Client IP address visibility:

The same rules apply as with AWS Network Firewall. If you deploy the GWLB Endpoint between the ELB and IGW (as shown in figure 3), it will have visibility into the real client IP addresses. With a recent launch of more specific routing, deploying GWLB Endpoint between the ALB (NLB with instance target is not supported) and the backend servers is also possible. However, the firewalls wouldn’t see the real client IP address in the packet with that architecture.

ELB Sandwich

ELB Sandwich Distributed

Figure 4. Distributed deployment of ELB Sandwich

Directing traffic to the firewall:

Contrary to AWS Network Firewall and Gateway Load Balancer deployments, the ELB sandwich model is not transparent. The third-party firewalls are inserted as targets of the Internet-facing ELB.

Typically, the internet-facing ELB will forward traffic to the firewalls on a specific port to differentiate between applications.
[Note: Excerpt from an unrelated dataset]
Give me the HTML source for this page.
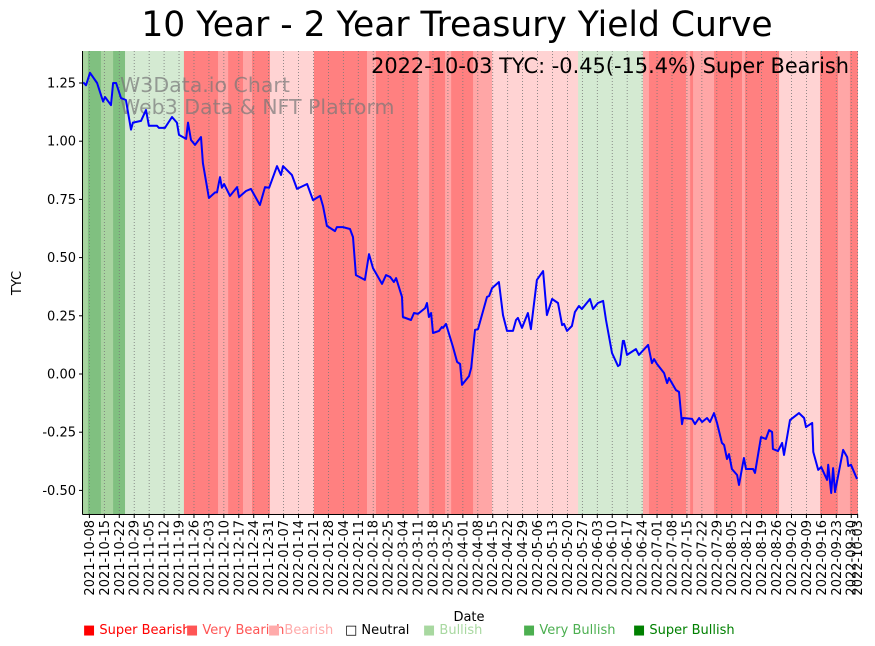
<!DOCTYPE html>
<html><head><meta charset="utf-8"><style>
body{margin:0;background:#fff;font-family:"DejaVu Sans","Liberation Sans",sans-serif}
svg{display:block;font-family:"DejaVu Sans","Liberation Sans",sans-serif}
</style></head><body>
<svg id="chart" width="875" height="646" xmlns="http://www.w3.org/2000/svg">
<text x="457" y="36" font-size="34.5" text-anchor="middle">10 Year - 2 Year Treasury Yield Curve</text>
<g id="bands"></g>
<g id="grid"></g>
<text x="120" y="92" font-size="20.5" fill="#777" fill-opacity="0.7">W3Data.io Chart</text>
<text x="120" y="114" font-size="20.5" fill="#777" fill-opacity="0.7">Web3 Data &amp; NFT Platform</text>
<path id="line" fill="none" stroke="#0000ff" stroke-width="2" stroke-linejoin="round"/>
<text x="849" y="73" font-size="20.9" text-anchor="end">2022-10-03 TYC: -0.45(-15.4%) Super Bearish</text>
<g id="yaxis"></g>
<g id="xaxis"></g>
<line x1="82.5" y1="51" x2="82.5" y2="514.5" stroke="#000"/>
<line x1="82.5" y1="514.5" x2="857.5" y2="514.5" stroke="#000"/>
<text transform="translate(21,283) rotate(-90)" font-size="13" text-anchor="middle">TYC</text>
<text x="469" y="621" font-size="13" text-anchor="middle">Date</text>
<g font-size="13">
<text x="83" y="634" fill="#ff0000">■ Super Bearish</text>
<text x="186" y="634" fill="#ff5555">■ Very Bearish</text>
<text x="268" y="634" fill="#ffaaaa">■ Bearish</text>
<text x="345" y="634" fill="#000">□ Neutral</text>
<text x="423" y="634" fill="#a8d8a0">■ Bullish</text>
<text x="523" y="634" fill="#4caf50">■ Very Bullish</text>
<text x="633" y="634" fill="#008000">■ Super Bullish</text>
</g>
</svg>
<script>
// days since 2021-10-05
const days=[0.1,1.4,3.3,6.6,9.4,10.3,13.1,14.1,15.5,17.8,20.1,22.5,23.4,27.2,29.5,30.9,34.7,35.6,38.4,41.7,44.0,45.0,48.3,49.2,50.6,52.5,55.3,56.2,59.0,61.9,62.8,64.2,65.1,66.1,68.9,72.2,73.1,76.4,78.7,82.9,85.3,87.2,90.9,92.8,93.7,97.9,100.3,105.0,107.8,111.1,112.5,114.3,118.1,119.0,121.8,125.1,126.5,127.9,132.1,134.0,135.9,140.1,142.0,143.9,145.7,146.7,149.5,149.9,153.7,155.1,157.0,160.3,161.2,162.1,163.1,164.0,166.8,168.2,168.7,170.1,173.4,175.3,176.7,177.6,180.9,181.9,183.7,185.1,189.3,190.3,191.7,194.9,196.8,198.7,201.5,202.9,203.8,205.7,208.5,209.9,212.7,215.6,217.4,219.8,222.6,224.5,225.4,226.8,229.1,230.5,232.4,233.8,237.6,239.0,241.3,243.7,245.1,247.9,250.7,251.6,253.0,253.5,254.9,259.1,260.5,264.8,266.6,267.6,269.0,272.3,273.7,274.6,277.9,279.3,280.7,281.2,285.4,286.8,288.7,290.1,292.4,293.8,295.7,297.1,299.4,300.4,301.8,302.7,304.1,306.5,307.4,309.7,310.7,314.0,314.9,317.7,320.0,321.5,322.9,323.3,325.7,327.6,328.5,331.3,335.5,337.9,338.8,341.7,342.2,344.5,345.9,348.7,349.2,350.6,351.5,352.4,356.2,358.1,358.6,359.9,362.7];
const values=[1.253,1.24,1.294,1.25,1.17,1.19,1.155,1.25,1.25,1.185,1.177,1.05,1.08,1.087,1.134,1.066,1.066,1.057,1.057,1.104,1.08,1.027,1.01,1.08,1.005,0.984,1.018,0.906,0.756,0.78,0.78,0.846,0.80,0.816,0.765,0.803,0.76,0.786,0.795,0.726,0.803,0.80,0.893,0.855,0.893,0.855,0.795,0.816,0.747,0.765,0.72,0.636,0.614,0.631,0.631,0.623,0.588,0.425,0.404,0.515,0.455,0.387,0.425,0.417,0.395,0.412,0.331,0.245,0.232,0.262,0.258,0.283,0.305,0.245,0.262,0.176,0.185,0.202,0.198,0.215,0.116,0.052,0.043,-0.047,-0.009,0.026,0.189,0.193,0.331,0.335,0.369,0.395,0.253,0.185,0.185,0.232,0.241,0.198,0.262,0.193,0.404,0.442,0.253,0.322,0.305,0.21,0.215,0.185,0.206,0.266,0.292,0.279,0.322,0.279,0.305,0.314,0.232,0.09,0.034,0.04,0.142,0.142,0.082,0.107,0.082,0.125,0.047,0.064,0.043,0.004,-0.039,-0.017,-0.069,-0.077,-0.215,-0.189,-0.193,-0.215,-0.189,-0.206,-0.189,-0.206,-0.168,-0.21,-0.296,-0.305,-0.365,-0.344,-0.408,-0.434,-0.477,-0.361,-0.408,-0.408,-0.425,-0.271,-0.279,-0.241,-0.249,-0.322,-0.331,-0.296,-0.348,-0.198,-0.168,-0.189,-0.228,-0.21,-0.335,-0.412,-0.4,-0.455,-0.39,-0.511,-0.404,-0.507,-0.326,-0.357,-0.395,-0.39,-0.451];
const bandStart=[0,2.3,8.4,14.1,19.7,47.3,63.3,68,75,79.2,87.6,108.2,133.1,137.3,157,162.2,169.7,172.5,182.8,191.7,232,262.4,265.2,282.6,284.5,285.9,295.7,308.8,310.2,326.2,345.4,353.8,359.4];
const bandLevel=[2,3,2,3,1,-3,-2,-3,-2,-3,-1,-3,-2,-3,-2,-3,-2,-3,-2,-1,1,-2,-3,-2,-3,-2,-3,-2,-3,-1,-3,-2,-3];
const yTicks=[-0.5,-0.25,0,0.25,0.5,0.75,1.0,1.25];
const tickDays=[];for(let d=3;d<=360;d+=7)tickDays.push(d);tickDays.push(363);
const NS="http://www.w3.org/2000/svg";
const X=d=>83+d*2.134, Y=v=>374-v*232.8;
const colors={"-3":"#ff8080","-2":"#ffa6a6","-1":"#ffd3d3","1":"#d4ead2","2":"#a8d4a0","3":"#80c080"};
function mk(tag,attrs,parent){const e=document.createElementNS(NS,tag);for(const k in attrs)e.setAttribute(k,attrs[k]);parent.appendChild(e);return e;}
const bands=document.getElementById('bands');
bandStart.forEach((s,i)=>{const e=i<bandStart.length-1?bandStart[i+1]:363;
 const r=mk('rect',{x:X(s),y:51,width:X(e)-X(s)+0.3,height:463.5,fill:colors[bandLevel[i]]},bands);
 
 });
const grid=document.getElementById('grid'),xa=document.getElementById('xaxis');
const base=new Date(Date.UTC(2021,9,5));
tickDays.forEach(d=>{const x=X(d);
 const g=mk('line',{x1:x,y1:51,x2:x,y2:514,stroke:'#777','stroke-width':0.8,'stroke-dasharray':'1,2'},grid);
 
 
 mk('line',{x1:x,y1:514,x2:x,y2:518,stroke:'#000'},xa);
 const dt=new Date(base.getTime()+d*86400000).toISOString().slice(0,10);
 const t=mk('text',{transform:`translate(${x+4.5},520) rotate(-90)`,'font-size':13,'text-anchor':'end'},xa);
 t.textContent=dt;
 
 });
const ya=document.getElementById('yaxis');
yTicks.forEach(v=>{const y=Y(v);
 mk('line',{x1:79,y1:y,x2:83,y2:y,stroke:'#000'},ya);
 const t=mk('text',{x:76,y:y+4.5,'font-size':13,'text-anchor':'end'},ya);
 t.textContent=v.toFixed(2);
 
 });
document.getElementById('line').setAttribute('d',days.map((d,i)=>(i?'L':'M')+X(d).toFixed(1)+','+Y(values[i]).toFixed(1)).join(''));
</script>
</body></html>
For example, if you are using ALB, you could configure host-based routing to send different hostnames to the firewalls on different ports (i.e., 8081 for app1.example.com, 8082 for app2.example.com, etc.).

After the firewall inspects the traffic, it forwards it to the relevant Internal ELB.

Application Type and Encryption:

The ability to decrypt traffic will depend on the capabilities of the third-party firewall. Check with the appropriate vendor for details. Alternatively, you can forward traffic unencrypted to the firewalls once you terminate TLS on the internet-facing ELB.

Scaling to multiple VPCs:

In a distributed model, each VPC requires its own set of firewalls, which can impact the cost. Work with the firewall vendor to understand their pricing model.

From a management standpoint, make sure that the firewall vendor of your choice provides tools to manage a distributed deployment of many firewalls. Controlling a large number of firewalls with unique policies can become a challenge in larger environments.

Client IP address visibility:

The client IP preservation depends on the type of internet-facing ELB you use. NLB can preserve the client IP. This document goes into detail on what’s required to achieve that. In the case of ALB, it doesn’t preserve the client IP in the packet. The ALB adds it to an X-Forwarded-For HTTP header.

Architectures for centralized deployment

In scenarios where you can’t use distributed architectures – for example, you have a policy not allowing an IGW on your Application VPCs – you can explore a centralized architecture. Be aware, that by creating a centralized flow you are making the architecture more complex and increasing the blast radius (i.e., misconfiguration on the centralized ELBs can impact more than one backend application).

All traffic into your AWS network comes through an edge VPC hosting your security stack in this model. From there, it gets forwarded to the target application in another VPC via a Transit Gateway or PrivateLink.

When an ELB sends traffic to a remote target in another VPC, it must use IP as the target type. Both NLB and PrivateLink endpoints have static IP addresses that can be targets of any ELB.

If you host your target application on an ALB, its IP addresses can change. To get a static IP address on an ALB, you must put it behind an NLB. This blog post goes into details on that setup.

The architectures below align with the same considerations I already covered in the distributed deployment section. They expand on the previous deployments by showing how traffic from the Internet will flow if the setup is centralized.

Note that there will be performance and scaling differences between using the Transit Gateway or PrivateLink models. Refer to service-specific documentation to understand the quotas for each service you’re considering.